How Grief Passes Down the Family Line

A dear friend pointed out that I don’t seem to believe I have the right to be a mother.  The circumstances of my life have done this to me.  The tears come.  She was quite perceptive.

She noted that on a photo of my daughter and her family (children and husband) I wrote – that I could take no credit for the wonderful person she is because I didn’t raise her after the age of 3.  My friend noted – When men take your children away they really do a number on women.

This is sadly true and it has happened to me with ALL of my children in one way or another.  So, my ex-husband ended up raising my daughter when my own desperation to financially support us led me to try driving an 18-wheel truck to make some decent money because he simply refused to pay any child support and I wasn’t going to spend my life in court fighting against him.

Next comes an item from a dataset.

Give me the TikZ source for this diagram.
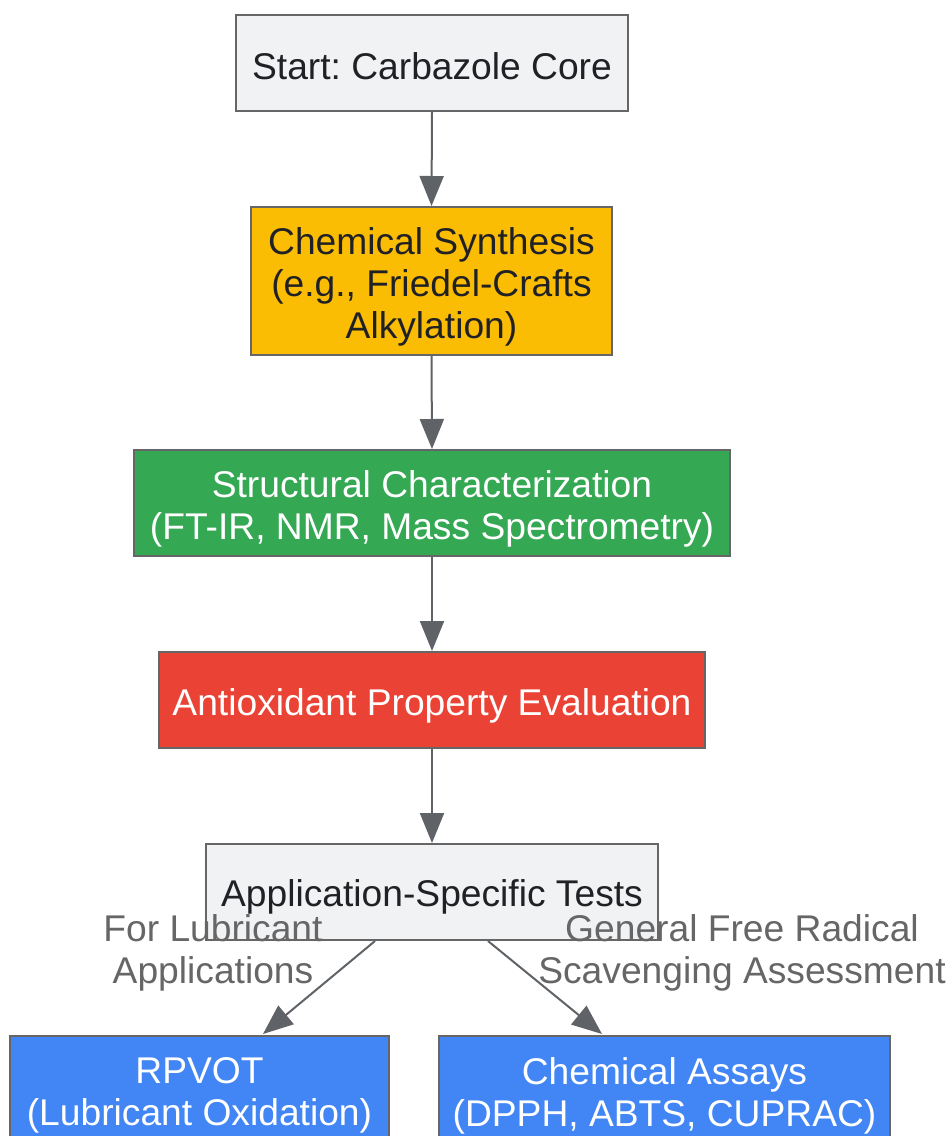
\documentclass[tikz,border=0pt]{standalone}
\usepackage{fontspec}
\setmainfont{Liberation Sans}
\frenchspacing
\usetikzlibrary{arrows.meta,calc}
\definecolor{boxline}{HTML}{666666}
\definecolor{arrowc}{HTML}{5F6368}
\definecolor{lightbox}{HTML}{F1F2F4}
\definecolor{yellowbox}{HTML}{FBBC04}
\definecolor{greenbox}{HTML}{34A853}
\definecolor{redbox}{HTML}{EA4335}
\definecolor{bluebox}{HTML}{4285F4}
\definecolor{darktext}{HTML}{202124}
\definecolor{labeltext}{HTML}{666666}
\tikzset{
  box/.style={draw=boxline, line width=2pt, rectangle, inner sep=0pt},
  txt/.style={align=center, inner sep=0pt, font=\fontsize{37.2}{42}\selectfont},
  flow/.style={draw=arrowc, line width=2pt, -{Triangle[length=30pt,width=24pt]}},
  elabel/.style={align=center, text=labeltext, font=\fontsize{37.2}{42}\selectfont, inner sep=0pt}
}
\begin{document}
\begin{tikzpicture}[x=1pt,y=-1pt]
\useasboundingbox (0,0) rectangle (949,1136);
\node[box, fill=lightbox, minimum width=392pt, minimum height=96pt] (start) at (432,63) {};
\node[box, fill=yellowbox, minimum width=361pt, minimum height=148pt] (synth) at (431.5,281) {};
\node[box, fill=greenbox, minimum width=596pt, minimum height=106pt] (struct) at (432,503) {};
\node[box, fill=redbox, minimum width=546pt, minimum height=96pt] (antiox) at (432,700) {};
\node[box, fill=lightbox, minimum width=452pt, minimum height=96pt] (app) at (432,892) {};
\node[box, fill=bluebox, minimum width=379pt, minimum height=106pt] (rpvot) at (199.5,1089) {};
\node[box, fill=bluebox, minimum width=451pt, minimum height=106pt] (assay) at (664.5,1089) {};

\node[txt, text=darktext] (starttxt) at ($(start)+(0,3.5)$) {Start: Carbazole Core};
\node[txt, text=darktext] (synthtxt) at ($(synth)+(0,5.5)$) {Chemical Synthesis\\(e.g., Friedel-Crafts\\Alkylation)};
\node[txt, text=white] (structtxt) at ($(struct)+(0,5.5)$) {Structural Characterization\\(FT-IR, NMR, Mass Spectrometry)};
\node[txt, text=white] (antioxtxt) at ($(antiox)+(0,6)$) {Antioxidant Property Evaluation};
\node[txt, text=darktext] (apptxt) at ($(app)+(0,5)$) {Application-Specific Tests};
\node[txt, text=white] (rpvottxt) at ($(rpvot)+(0,6.5)$) {RPVOT\\(Lubricant Oxidation)};
\node[txt, text=white] (assaytxt) at ($(assay)+(0,6.5)$) {Chemical Assays\\(DPPH, ABTS, CUPRAC)};

\draw[flow] (start.south) -- (synth.north);
\draw[flow] (synth.south) -- (struct.north);
\draw[flow] (struct.south) -- (antiox.north);
\draw[flow] (antiox.south) -- (app.north);

\coordinate (l1) at ($(app.south)+(-57,0)$);
\coordinate (l2) at ($(rpvot.north)+(63.5,-1)$);
\coordinate (r1) at ($(app.south)+(56,0)$);
\coordinate (r2) at ($(assay.north)+(-62.5,-1)$);
\draw[flow] (l1) -- (l2);
\draw[flow] (r1) -- (r2);

\node[elabel] (lab1) at (213,953) {For Lubricant\\Applications};
\node[elabel] (lab2) at (742,953) {General Free Radical\\Scavenging Assessment};
\end{tikzpicture}
\end{document}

Truth be told, I never intended for him to raise her.  I left her with her paternal grandmother for temporary care that I had no idea how long that would be needed.  The grandmother could be forgiven for viewing that as my having abandoned her.  That was never my perspective but I can see how it may have looked that way as the days turned into weeks and then months.

That her father could give her a family life with siblings had everything to do with my not even attempting to interrupt that blessing (which is how I saw it though I have learned recently that “blessed” was not exactly how it was experienced by her and more’s the sorrow in this mother’s heart).  She rightly views her step-mother as her mother and who am I to argue with that perception.

Then there are my sons who are donor conceived.  Therefore, I do see them as more rightfully my husband’s than my own.  Again, robbed of my own children by the circumstances of my life which I do not claim that I am a victim of but the one who made every choice to bring these circumstances about.

So I wonder about the grief that is passed down the generations.  Both of my parents were adopted.  Therefore, BOTH of my own grandmothers suffered the same kind of grief I experience and my sisters experience (both of my sisters also lost either by surrendering to adoption or the courts) an opportunity to raise their own children.

The only good thing I can say about it all at this point is that our children have survived and are managing to raise their own children, even a nephew who in a sense is fulfilling my friend’s insight as he has custody of his own son after a divorce.  You just can’t make this stuff up.